Lendary is a software that allows users to automate a process called 'margin funding' in which users provide capital to margin accounts. Margin accounts are used by traders on exchanges to engage in leveraged trading. Therefore, they require short-term funding from other parties. Modern crypto exchanges offer an opportunity for external capital providers to lend USD to those margin accounts and to receive interest payments in exchange. Due to the volatile nature of the market and short-term profit expectations, yields on margin funding are overall high and offer an uncorrelated stream of returns for capital providers. At the same time, invested capital is under permanent control since traders can only use it for trading highly liquid assets which can be force-liquidated at any time. This eliminates the traditional credit default risks.
How does it work?
Capital providers can create their own account on selected crypto exchanges. After depositing USD into their account, they can accept to provide their capital on a short-term basis (2-30 days) to traders on the same exchange. This also means that capital providers will not have any crypto exposure, since they will just hold USD. We have created a software that optimizes this process by deploying available capital at the best possible rates on a 24/7 basis.

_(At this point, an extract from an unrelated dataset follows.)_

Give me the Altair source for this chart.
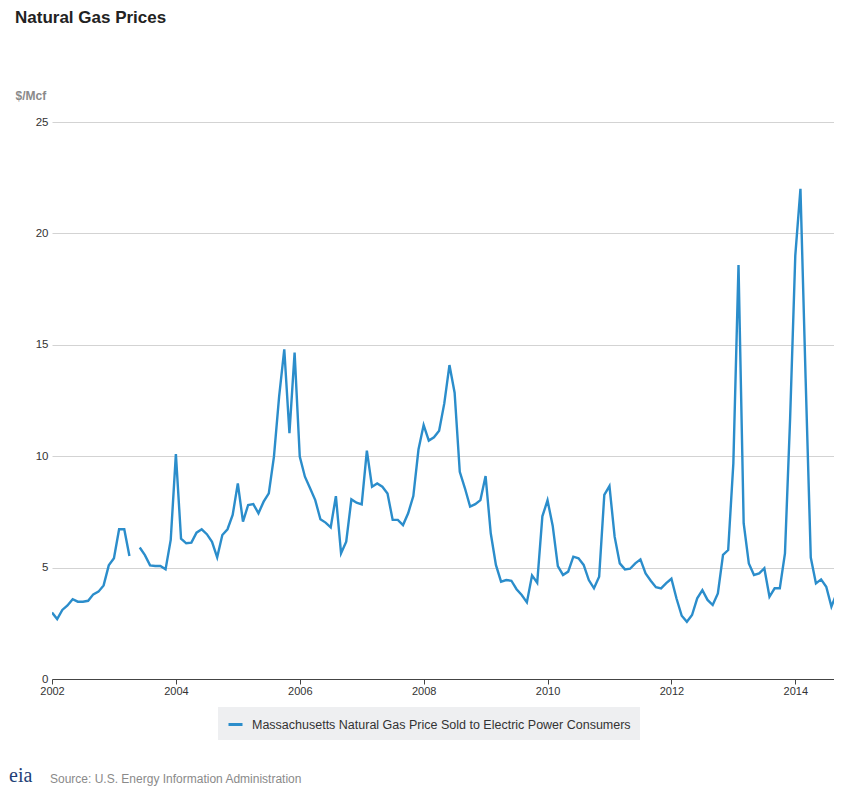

Why are interest rates so high?
Interest rates in margin funding are high since traders in crypto markets expect a lot of volatility in the assets they buy with external capital. Most traders are willing to pay between 3-10 basis points/day for margin capital because they aim to achieve a positive return in any trade in the range of several percentage points a day. This is particularly true in strong bull phases of the market. In those phases, interest rates can shoot up quickly since the capital supply side is less dynamic which leads to high returns from margin funding on aggregate.
What are the risks?
We distinguish two types of risk:
a) Credit default risk: The exchange has implemented an automated "margin protection" mechanism that liquidates any position in a trader's margin account before the trader would lose his ability to pay back the provided capital and interest rates. Also, capital provided in margin accounts can only be used for trading on the exchange and can never be withdrawn. In addition, capital is always split into multiple small amounts that are provided to different counter parties at the same time in order to optimize overall funding rates and to diversify exposure. With that system being in place, traditional credit default risk is almost zero.
b) Exchange risk: Your funds will sit on Bitfinex, which is one of the oldest and most established crypto exchanges. However, crypto exchanges are still seen as niche players by large financial institutions due to their relatively young history and regulatory status. This leads to a certain risk premium which is also reflected in the interest rates mentioned above.